The same rule applies to all inverse trig compositions. Check the range before you simplify.
Negative Arguments
These identities come up constantly:
- sin⁻¹(-x) = -sin⁻¹(x) — arcsin is odd
- tan⁻¹(-x) = -tan⁻¹(x) — arctan is odd
- cos⁻¹(-x) = π - cos⁻¹(x)
Relationships Between Functions
You can convert between inverse trig functions. For example:
- cos⁻¹(x) = π/2 - sin⁻¹(x)
- arccot(x) = π/2 - arctan(x) for x > 0
How to Evaluate Inverse Trig Functions — Step by Step
Let's work through examples.
Example 1: sin⁻¹(√3/2)
Ask yourself: what angle has sine equal to √3/2?

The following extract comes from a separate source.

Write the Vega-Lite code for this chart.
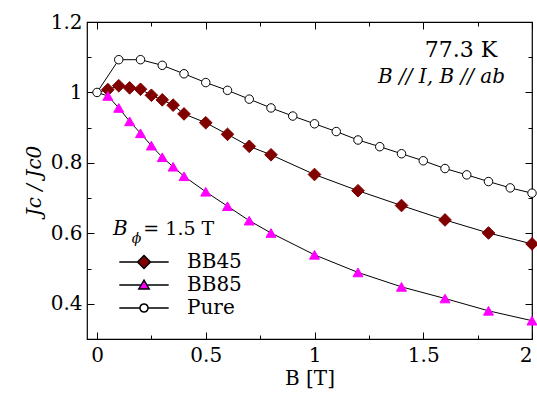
{
  "$schema": "https://vega.github.io/schema/vega-lite/v6.json",
  "width": 445,
  "height": 317,
  "autosize": "none",
  "padding": {"left": 87, "top": 22, "right": 5, "bottom": 64},
  "background": "white",
  "config": {
    "font": "DejaVu Serif",
    "view": {"stroke": "black", "strokeWidth": 1.2},
    "text": {"font": "DejaVu Serif"},
    "axis": {"labelFont": "DejaVu Serif", "titleFont": "DejaVu Serif", "labelColor": "black", "titleColor": "black", "tickColor": "black", "domain": false, "grid": false, "titleFontWeight": "normal"},
    "legend": {"labelFont": "DejaVu Serif", "labelFontSize": 20, "labelColor": "black"}
  },
  "data": {"values": [
    {"series": "BB45", "B": 0, "J": 1.0},
    {"series": "BB45", "B": 0.05, "J": 1.008},
    {"series": "BB45", "B": 0.1, "J": 1.019},
    {"series": "BB45", "B": 0.15, "J": 1.013},
    {"series": "BB45", "B": 0.2, "J": 1.009},
    {"series": "BB45", "B": 0.25, "J": 0.992},
    {"series": "BB45", "B": 0.3, "J": 0.979},
    {"series": "BB45", "B": 0.35, "J": 0.964},
    {"series": "BB45", "B": 0.4, "J": 0.939},
    {"series": "BB45", "B": 0.5, "J": 0.914},
    {"series": "BB45", "B": 0.6, "J": 0.881},
    {"series": "BB45", "B": 0.7, "J": 0.847},
    {"series": "BB45", "B": 0.8, "J": 0.823},
    {"series": "BB45", "B": 1.0, "J": 0.767},
    {"series": "BB45", "B": 1.2, "J": 0.721},
    {"series": "BB45", "B": 1.4, "J": 0.679},
    {"series": "BB45", "B": 1.6, "J": 0.638},
    {"series": "BB45", "B": 1.8, "J": 0.601},
    {"series": "BB45", "B": 2.0, "J": 0.570},
    {"series": "BB85", "B": 0, "J": 1.0},
    {"series": "BB85", "B": 0.05, "J": 0.99},
    {"series": "BB85", "B": 0.1, "J": 0.956},
    {"series": "BB85", "B": 0.15, "J": 0.918},
    {"series": "BB85", "B": 0.2, "J": 0.884},
    {"series": "BB85", "B": 0.25, "J": 0.849},
    {"series": "BB85", "B": 0.3, "J": 0.816},
    {"series": "BB85", "B": 0.35, "J": 0.789},
    {"series": "BB85", "B": 0.4, "J": 0.762},
    {"series": "BB85", "B": 0.5, "J": 0.718},
    {"series": "BB85", "B": 0.6, "J": 0.677},
    {"series": "BB85", "B": 0.7, "J": 0.636},
    {"series": "BB85", "B": 0.8, "J": 0.601},
    {"series": "BB85", "B": 1.0, "J": 0.539},
    {"series": "BB85", "B": 1.2, "J": 0.489},
    {"series": "BB85", "B": 1.4, "J": 0.448},
    {"series": "BB85", "B": 1.6, "J": 0.415},
    {"series": "BB85", "B": 1.8, "J": 0.380},
    {"series": "BB85", "B": 2.0, "J": 0.352},
    {"series": "Pure", "B": 0, "J": 1.0},
    {"series": "Pure", "B": 0.1, "J": 1.093},
    {"series": "Pure", "B": 0.2, "J": 1.093},
    {"series": "Pure", "B": 0.3, "J": 1.077},
    {"series": "Pure", "B": 0.4, "J": 1.053},
    {"series": "Pure", "B": 0.5, "J": 1.028},
    {"series": "Pure", "B": 0.6, "J": 1.006},
    {"series": "Pure", "B": 0.7, "J": 0.981},
    {"series": "Pure", "B": 0.8, "J": 0.956},
    {"series": "Pure", "B": 0.9, "J": 0.933},
    {"series": "Pure", "B": 1.0, "J": 0.911},
    {"series": "Pure", "B": 1.1, "J": 0.889},
    {"series": "Pure", "B": 1.2, "J": 0.865},
    {"series": "Pure", "B": 1.3, "J": 0.846},
    {"series": "Pure", "B": 1.4, "J": 0.826},
    {"series": "Pure", "B": 1.5, "J": 0.806},
    {"series": "Pure", "B": 1.6, "J": 0.784},
    {"series": "Pure", "B": 1.7, "J": 0.766},
    {"series": "Pure", "B": 1.8, "J": 0.747},
    {"series": "Pure", "B": 1.9, "J": 0.729},
    {"series": "Pure", "B": 2.0, "J": 0.714}
  ]},
  "resolve": {"axis": {"x": "independent", "y": "independent"}},
  "layer": [
    {
      "mark": {"type": "line", "color": "black", "strokeWidth": 1},
      "encoding": {
        "x": {"field": "B", "type": "quantitative", "scale": {"domain": [-0.046, 2], "nice": false, "zero": false},
          "axis": {"orient": "bottom", "title": "B [T]", "titleFontSize": 20, "titlePadding": 3, "labelFontSize": 20, "labelPadding": 13,
            "values": [0, 0.5, 1, 1.5, 2], "format": "~g", "tickSize": -7}},
        "y": {"field": "J", "type": "quantitative", "scale": {"domain": [0.3, 1.2], "nice": false, "zero": false},
          "axis": {"orient": "left", "title": "Jc / Jc0", "titleFontSize": 20, "titleFontStyle": "italic", "titlePadding": 6, "labelFontSize": 20, "labelPadding": 12,
            "values": [0.4, 0.6, 0.8, 1.0, 1.2], "format": "~g", "tickSize": -7}},
        "detail": {"field": "series"}
      }
    },
    {
      "mark": {"type": "point", "opacity": 0},
      "encoding": {
        "x": {"field": "B", "type": "quantitative",
          "axis": {"orient": "top", "title": null, "labels": false, "values": [0, 0.5, 1, 1.5, 2], "tickSize": -7}},
        "y": {"field": "J", "type": "quantitative",
          "axis": {"orient": "right", "title": null, "labels": false, "values": [0.4, 0.6, 0.8, 1.0, 1.2], "tickSize": -7}}
      }
    },
    {
      "mark": {"type": "point", "opacity": 0},
      "encoding": {
        "x": {"field": "B", "type": "quantitative",
          "axis": {"orient": "bottom", "title": null, "labels": false, "values": [0.25, 0.75, 1.25, 1.75], "tickSize": -4}},
        "y": {"field": "J", "type": "quantitative",
          "axis": {"orient": "left", "title": null, "labels": false, "values": [0.5, 0.7, 0.9, 1.1], "tickSize": -4}}
      }
    },
    {
      "mark": {"type": "point", "opacity": 0},
      "encoding": {
        "x": {"field": "B", "type": "quantitative",
          "axis": {"orient": "top", "title": null, "labels": false, "values": [0.25, 0.75, 1.25, 1.75], "tickSize": -4}},
        "y": {"field": "J", "type": "quantitative",
          "axis": {"orient": "right", "title": null, "labels": false, "values": [0.5, 0.7, 0.9, 1.1], "tickSize": -4}}
      }
    },
    {
      "transform": [{"filter": "datum.series == 'Pure' || datum.B > 0"}],
      "mark": {"type": "point", "filled": true, "strokeWidth": 1, "opacity": 1},
      "encoding": {
        "x": {"field": "B", "type": "quantitative", "axis": null},
        "y": {"field": "J", "type": "quantitative", "axis": null},
        "shape": {"condition": [{"test": "datum.series == 'BB45'", "value": "diamond"}, {"test": "datum.series == 'BB85'", "value": "triangle-up"}], "value": "circle"},
        "stroke": {"condition": [{"test": "datum.series == 'BB45'", "value": "#800000"}, {"test": "datum.series == 'BB85'", "value": "#ff00ff"}], "value": "#000000"},
        "fill": {"field": "series", "type": "nominal", "scale": {"domain": ["BB45", "BB85", "Pure"], "range": ["#800000", "#ff00ff", "#ffffff"]},
          "legend": {"title": null, "orient": "none", "legendX": 47, "legendY": 230, "rowPadding": 3, "labelOffset": 33, "symbolSize": 169,
            "encode": {"symbols": {"stroke": {"value": "black"}, "strokeWidth": {"value": 1}, "size": {"value": 169}}}}},
        "size": {"condition": [{"test": "datum.series == 'BB45'", "value": 160}, {"test": "datum.series == 'BB85'", "value": 100}], "value": 72}
      }
    },
    {
      "transform": [{"filter": "false"}],
      "mark": {"type": "point", "filled": true, "strokeWidth": 1},
      "encoding": {
        "shape": {"field": "series", "type": "nominal", "scale": {"domain": ["BB45", "BB85", "Pure"],
          "range": ["M-3.8,0H-1M1,0H3.8M0,-1L1,0L0,1L-1,0Z", "M-3.8,0H-0.44M0.44,0H3.8M0,-0.75L0.8,0.6L-0.8,0.6Z", "M-3.8,0H-0.62M0.62,0H3.8M0.62,0A0.62,0.62 0 1 1 -0.62,0A0.62,0.62 0 1 1 0.62,0Z"]},
          "legend": {"title": null, "orient": "none", "legendX": 47, "legendY": 230, "rowPadding": 3, "labelOffset": 33, "symbolSize": 169,
            "encode": {"symbols": {"stroke": {"value": "black"}, "strokeWidth": {"value": 1}, "size": {"value": 169}}}}},
        "fill": {"field": "series", "type": "nominal",
          "legend": {"title": null, "orient": "none", "legendX": 47, "legendY": 230, "rowPadding": 3, "labelOffset": 33, "symbolSize": 169,
            "encode": {"symbols": {"stroke": {"value": "black"}, "strokeWidth": {"value": 1}, "size": {"value": 169}}}}}
      }
    },
    {
      "data": {"values": [{}]},
      "mark": {"type": "text", "text": "77.3 K", "fontSize": 22, "align": "right", "baseline": "alphabetic", "color": "black"},
      "encoding": {"x": {"datum": 1.84, "type": "quantitative", "axis": null}, "y": {"datum": 1.102, "type": "quantitative", "axis": null}}
    },
    {
      "data": {"values": [{}]},
      "mark": {"type": "text", "text": "B // I, B // ab", "fontSize": 20, "fontStyle": "italic", "align": "right", "baseline": "alphabetic", "color": "black"},
      "encoding": {"x": {"datum": 1.876, "type": "quantitative", "axis": null}, "y": {"datum": 1.026, "type": "quantitative", "axis": null}}
    },
    {
      "data": {"values": [{}]},
      "mark": {"type": "text", "text": "B", "fontSize": 20, "fontStyle": "italic", "align": "left", "baseline": "alphabetic", "color": "black"},
      "encoding": {"x": {"datum": 0.074, "type": "quantitative", "axis": null}, "y": {"datum": 0.596, "type": "quantitative", "axis": null}}
    },
    {
      "data": {"values": [{}]},
      "mark": {"type": "text", "text": "ϕ", "fontSize": 14, "fontStyle": "italic", "align": "left", "baseline": "alphabetic", "color": "black"},
      "encoding": {"x": {"datum": 0.16, "type": "quantitative", "axis": null}, "y": {"datum": 0.572, "type": "quantitative", "axis": null}}
    },
    {
      "data": {"values": [{}]},
      "mark": {"type": "text", "text": "= 1.5 T", "fontSize": 19, "align": "left", "baseline": "alphabetic", "color": "black"},
      "encoding": {"x": {"datum": 0.213, "type": "quantitative", "axis": null}, "y": {"datum": 0.596, "type": "quantitative", "axis": null}}
    }
  ]
}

That's 60° or π/3 radians. Since arcsin's range is [-π/2, π/2], and π/3 falls in that range, the answer is π/3.
Example 2: cos⁻¹(-1/2)
What angle has cosine equal to -1/2?
Cosine is -1/2 at 120° and 240° (2π/3 and 4π/3). Arccos's range is [0, π], so we pick 2π/3.
Answer: 2π/3
Example 3: tan⁻¹(1)
What angle has tangent equal to 1?
That's 45° or π/4. Arctan's range is (-π/2, π/2), so π/4 works.
Answer: π/4
Example 4: sin⁻¹(sin(5π/3))
This is where students get burned. 5π/3 is not in arcsin's range [-π/2, π/2].
First find sin(5π/3) = -√3/2.
Now find the angle in [-π/2, π/2] with sine = -√3/2. That's -π/3.
Answer: -π/3, not 5π/3.
Graphing Inverse Trig Functions
The graphs are just reflections of the original trig function graphs across the line y = x. But the domains are restricted to make them one-to-one.
For arcsin and arccos: the graph only shows the portion where the function passes the horizontal line test.
For arctan: the graph approaches horizontal asymptotes at y = ±π/2 as x goes to ±∞. This shows up in calculus when you integrate 1/(1+x²).
Common Mistakes That Cost Points
- Forgetting the range restriction. sin⁻¹(2) doesn't exist. 2 isn't in [-1, 1].
- Assuming sin⁻¹(sin(x)) = x always. It doesn't. Only works within the principal range.
- Mixing up degrees and radians. Pick one and stick with it. Precalculus problems usually expect radians.
- Confusing reciprocal functions. csc and sec inverses have different ranges than sin and cos inverses.
Practical Applications
Inverse trig functions show up in:
- Finding angles in physics problems (resultant vectors, forces)
- Calculus (integrals involving √(a²-x²))
- Computer graphics (rotations, angles between vectors)
- Engineering (signal processing, control systems)
Any time you know the sides of a right triangle and need an angle, you're using inverse trig. You're doing arcsin(opposite/hypotenuse) without calling it that.
Quick Reference Cheat Sheet
- arcsin: input [-1,1], output [-π/2, π/2]
- arccos: input [-1,1], output [0, π]
- arctan: input all real numbers, output (-π/2, π/2)
- sin(sin⁻¹(x)) = x ✓
- sin⁻¹(sin(x)) = x only if x ∈ [-π/2, π/2]
Master the ranges. Know when to restrict. Check your domain before you simplify compositions. That's 90% of what you need for inverse trig to stop being a problem.